**SUPPLIED MATERIAL**:
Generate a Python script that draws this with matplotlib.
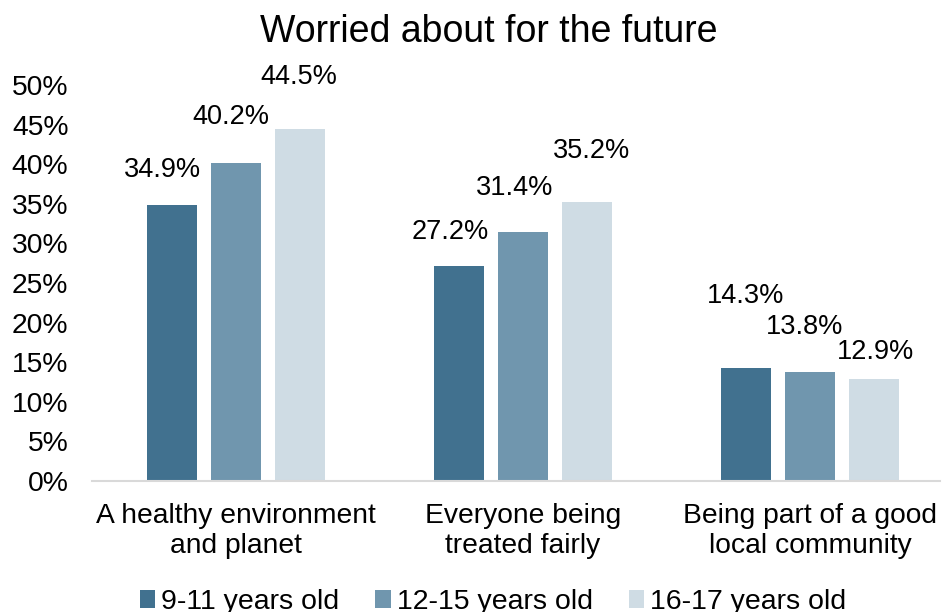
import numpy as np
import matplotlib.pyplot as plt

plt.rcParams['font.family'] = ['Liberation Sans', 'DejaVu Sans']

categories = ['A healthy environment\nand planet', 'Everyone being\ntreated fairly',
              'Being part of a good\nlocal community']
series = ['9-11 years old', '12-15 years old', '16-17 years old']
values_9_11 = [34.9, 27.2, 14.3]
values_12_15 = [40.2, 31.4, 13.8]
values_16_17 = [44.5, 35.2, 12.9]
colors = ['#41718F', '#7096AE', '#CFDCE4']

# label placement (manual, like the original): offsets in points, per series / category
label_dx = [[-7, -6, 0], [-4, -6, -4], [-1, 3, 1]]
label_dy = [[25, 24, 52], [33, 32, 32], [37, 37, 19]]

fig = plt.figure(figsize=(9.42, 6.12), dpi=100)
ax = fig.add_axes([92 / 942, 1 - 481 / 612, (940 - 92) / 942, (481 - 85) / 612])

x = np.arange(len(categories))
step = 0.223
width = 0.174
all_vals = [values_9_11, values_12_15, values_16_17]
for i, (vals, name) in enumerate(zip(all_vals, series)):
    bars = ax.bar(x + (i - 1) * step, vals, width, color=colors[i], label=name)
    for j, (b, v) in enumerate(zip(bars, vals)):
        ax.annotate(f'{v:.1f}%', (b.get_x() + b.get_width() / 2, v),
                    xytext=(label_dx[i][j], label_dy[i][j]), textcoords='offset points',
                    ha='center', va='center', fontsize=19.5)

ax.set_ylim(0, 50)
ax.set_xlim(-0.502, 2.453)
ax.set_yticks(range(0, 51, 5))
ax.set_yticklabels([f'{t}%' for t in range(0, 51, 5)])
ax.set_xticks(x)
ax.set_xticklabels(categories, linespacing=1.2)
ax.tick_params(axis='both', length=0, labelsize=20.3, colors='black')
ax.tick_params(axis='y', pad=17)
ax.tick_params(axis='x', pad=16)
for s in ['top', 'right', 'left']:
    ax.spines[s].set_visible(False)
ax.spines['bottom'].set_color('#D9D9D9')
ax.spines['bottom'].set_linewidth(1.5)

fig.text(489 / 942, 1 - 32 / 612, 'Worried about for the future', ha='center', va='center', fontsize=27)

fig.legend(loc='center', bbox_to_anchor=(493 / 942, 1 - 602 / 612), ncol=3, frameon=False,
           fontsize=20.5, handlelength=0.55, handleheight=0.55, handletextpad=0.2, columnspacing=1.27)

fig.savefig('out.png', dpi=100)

---

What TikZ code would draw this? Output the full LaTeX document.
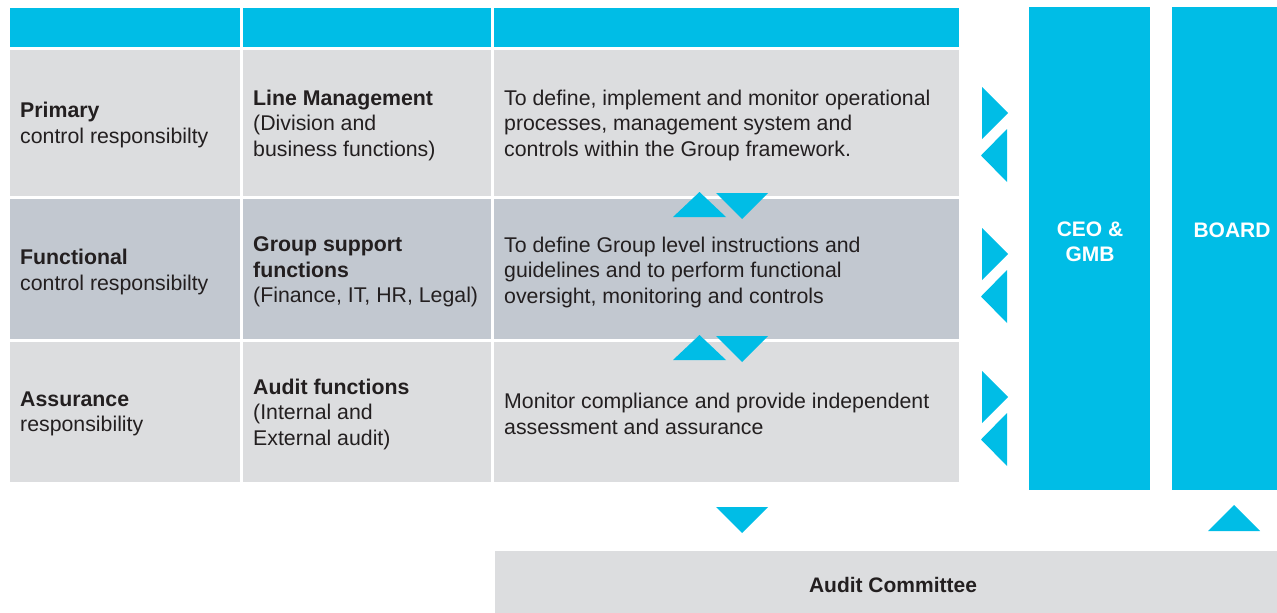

**TASK**: Using the entries above, write out exactly the lines from the one with "Generate a Python" through the one with "ax = fig.add_axes([92", ends included. Leave out any pictures.

**EXERCISE ANSWER**:
Generate a Python script that draws this with matplotlib.
import numpy as np
import matplotlib.pyplot as plt

plt.rcParams['font.family'] = ['Liberation Sans', 'DejaVu Sans']

categories = ['A healthy environment\nand planet', 'Everyone being\ntreated fairly',
              'Being part of a good\nlocal community']
series = ['9-11 years old', '12-15 years old', '16-17 years old']
values_9_11 = [34.9, 27.2, 14.3]
values_12_15 = [40.2, 31.4, 13.8]
values_16_17 = [44.5, 35.2, 12.9]
colors = ['#41718F', '#7096AE', '#CFDCE4']

# label placement (manual, like the original): offsets in points, per series / category
label_dx = [[-7, -6, 0], [-4, -6, -4], [-1, 3, 1]]
label_dy = [[25, 24, 52], [33, 32, 32], [37, 37, 19]]

fig = plt.figure(figsize=(9.42, 6.12), dpi=100)
ax = fig.add_axes([92 / 942, 1 - 481 / 612, (940 - 92) / 942, (481 - 85) / 612])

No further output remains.